ER=EPR


ER=EPR is a conjecture in physics stating that two entangled particles are connected by a wormhole and may be a basis for unifying general relativity and quantum mechanics into a theory of everything.

Overview

The conjecture was proposed by Leonard Susskind and Juan Maldacena in 2013. They proposed that a non-traversable wormhole is equivalent to a pair of maximally entangled black holes. EPR refers to quantum entanglement.
The symbol is derived from the first letters of the surnames of authors who wrote the first paper on wormholes and the first paper on entanglement.
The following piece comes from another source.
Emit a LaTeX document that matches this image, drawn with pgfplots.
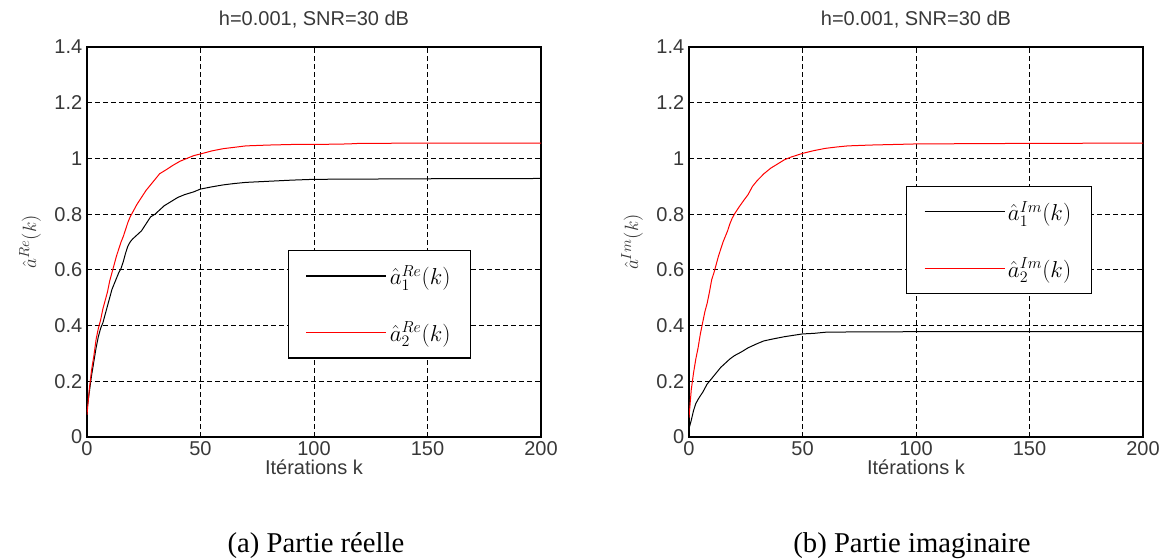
\documentclass[border=0pt]{standalone}
\usepackage{fontspec}
\setmainfont{Liberation Serif}
\newfontfamily\axisfont{Liberation Sans}
\usepackage{pgfplots}
\pgfplotsset{compat=1.18}

\pgfplotsset{
  estplot/.style={
    scale only axis,
    width=340.5pt, height=292.5pt,
    xmin=0, xmax=200, ymin=0, ymax=1.4,
    xtick={0,50,...,200},
    ytick={0,0.2,...,1.4},
    yticklabels={0,0.2,0.4,0.6,0.8,1,1.2,1.4},
    tick align=inside,
    major tick length=3.5pt,
    axis line style={line width=0.9pt},
    every tick/.style={black, line width=0.7pt},
    grid=major,
    major grid style={black, line width=0.75pt, dash pattern=on 3.4pt off 2.6pt},
    /pgf/number format/assume math mode=true,
    tick label style={font=\axisfont\fontsize{15}{17}\selectfont, text=black!78},
    label style={font=\axisfont\fontsize{15}{17}\selectfont, text=black!78},
    title style={font=\axisfont\fontsize{15}{17}\selectfont, text=black!78,
                 at={(axis description cs:0.5,1.051)}, anchor=center},
    xlabel style={at={(axis description cs:0.5,-0.077)}, anchor=center},
    ylabel style={at={(axis description cs:-0.1256,0.5)}, anchor=center,
                  font=\fontsize{15}{17}\selectfont},
    xlabel={Itérations k},
    title={h=0.001, SNR=30 dB},
    legend cell align=left,
    legend image code/.code={\draw[#1, line width=1pt] (0pt,0pt) -- (60pt,0pt);},
    legend style={draw=black, line width=0.9pt, fill=white,
                  font=\fontsize{17}{19}\selectfont,
                  inner xsep=13pt, inner ysep=9pt, row sep=22.5pt,
                  /tikz/every even column/.append style={column sep=4pt}},
  },
  curveblk/.style={draw=black, line width=0.75pt},
  curvered/.style={draw=red, line width=0.75pt},
}

\begin{document}
\begin{tikzpicture}[x=0.75pt, y=0.75pt]
\path[use as bounding box] (0,0) rectangle (1168,560);

% (a) real part
\begin{axis}[estplot, at={(65.25pt,92.25pt)}, anchor=origin,
  ylabel={$\hat{a}^{Re}(k)$},
  legend style={at={(axis cs:88.5,0.671)}, anchor=north west}]
\addplot[curveblk] coordinates {
(0,0.10) (1,0.16) (2,0.22) (3,0.27) (4,0.32) (5,0.36) (6,0.39) (7,0.41)
(8,0.44) (9,0.47) (10,0.50) (11,0.53) (12,0.55) (13,0.57) (14,0.59)
(15,0.605) (16,0.63) (17,0.66) (18,0.685) (19,0.70) (20,0.71) (22,0.725)
(24,0.74) (26,0.765) (28,0.79) (30,0.80) (32,0.815) (34,0.83) (37,0.845)
(40,0.86) (43,0.87) (47,0.88) (50,0.89) (55,0.898) (60,0.905) (65,0.91)
(70,0.914) (80,0.918) (90,0.922) (100,0.925) (150,0.927) (200,0.928)};
\addlegendentry{$\hat{a}_1^{Re}(k)$}
\addplot[curvered] coordinates {
(0,0.08) (1,0.17) (2,0.24) (3,0.29) (4,0.35) (5,0.39) (6,0.42) (7,0.46)
(8,0.49) (9,0.52) (10,0.56) (11,0.59) (12,0.62) (13,0.65) (14,0.675)
(15,0.70) (16,0.72) (17,0.745) (18,0.77) (19,0.79) (20,0.805) (22,0.835)
(24,0.86) (26,0.885) (28,0.905) (30,0.925) (32,0.945) (35,0.96) (38,0.976)
(41,0.99) (44,1.0) (47,1.01) (50,1.016) (55,1.027) (60,1.035) (65,1.04)
(70,1.045) (80,1.048) (90,1.05) (100,1.05) (115,1.052) (120,1.054)
(150,1.055) (200,1.055)};
\addlegendentry{$\hat{a}_2^{Re}(k)$}
\end{axis}

% (b) imaginary part
\begin{axis}[estplot, at={(516.75pt,92.25pt)}, anchor=origin,
  ylabel={$\hat{a}^{Im}(k)$},
  legend style={at={(axis cs:95.6,0.904)}, anchor=north west, yshift=-0.5pt}]
\addplot[curveblk] coordinates {
(0,0.03) (1,0.06) (2,0.095) (3,0.12) (4,0.135) (5,0.148) (6,0.16) (7,0.175)
(8,0.19) (10,0.21) (12,0.23) (14,0.25) (16,0.265) (18,0.28) (20,0.292)
(23,0.305) (26,0.32) (30,0.335) (33,0.345) (37,0.352) (42,0.36) (46,0.365)
(50,0.37) (55,0.372) (60,0.376) (70,0.377) (100,0.378) (200,0.378)};
\addlegendentry{$\hat{a}_1^{Im}(k)$}
\addplot[curvered] coordinates {
(0,0.07) (1,0.17) (2,0.23) (3,0.28) (4,0.32) (5,0.37) (6,0.41) (7,0.45)
(8,0.48) (9,0.52) (10,0.565) (11,0.59) (12,0.62) (13,0.65) (14,0.675)
(15,0.70) (16,0.72) (17,0.74) (18,0.765) (19,0.785) (20,0.80) (22,0.825)
(24,0.848) (26,0.87) (28,0.90) (30,0.92) (33,0.945) (36,0.965) (39,0.98)
(42,0.995) (45,1.005) (50,1.018) (55,1.028) (60,1.036) (65,1.041)
(70,1.045) (80,1.048) (90,1.05) (100,1.052) (150,1.054) (200,1.055)};
\addlegendentry{$\hat{a}_2^{Im}(k)$}
\end{axis}

% sub-figure captions
\node[font=\fontsize{21.5}{24}\selectfont] at (316,14) {(a) Partie réelle};
\node[font=\fontsize{21.5}{24}\selectfont] at (912,14) {(b) Partie imaginaire};
\end{tikzpicture}
\end{document}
The two papers were published in 1935, but the authors did not claim any connection between the concepts.
Preliminary evidence, though indirect, for ER=EPR is that a certain entangled pair has been realized as an ER bridge using AdS/CFT correspondence.

Conjectured resolution

This is a conjectured resolution to the AMPS firewall paradox. Whether or not there is a firewall depends upon what is thrown into the other distant black hole. However, as the firewall lies inside the event horizon, no external superluminal signalling would be possible.
This conjecture is an extrapolation of the observation by Mark Van Raamsdonk that a maximally extended AdS-Schwarzschild black hole, which is a non-traversable wormhole, is dual to a pair of maximally entangled thermal conformal field theories via the AdS/CFT correspondence.
They backed up their conjecture by showing that the pair production of charged black holes in a background magnetic field leads to entangled black holes, but also, after Wick rotation, to a wormhole.
This conjecture sits uncomfortably with the linearity of quantum mechanics. An entangled state is a linear superposition of separable states. Presumably, separable states are not connected by any wormholes, but yet a superposition of such states is connected by a wormhole.
The authors pushed this conjecture even further by claiming any entangled pair of particles—even particles not ordinarily considered to be black holes, and pairs of particles with different masses or spin, or with charges which aren't opposite—are connected by Planck scale wormholes.
The conjecture leads to a grander conjecture that the geometry of space, time and gravity is determined by entanglement.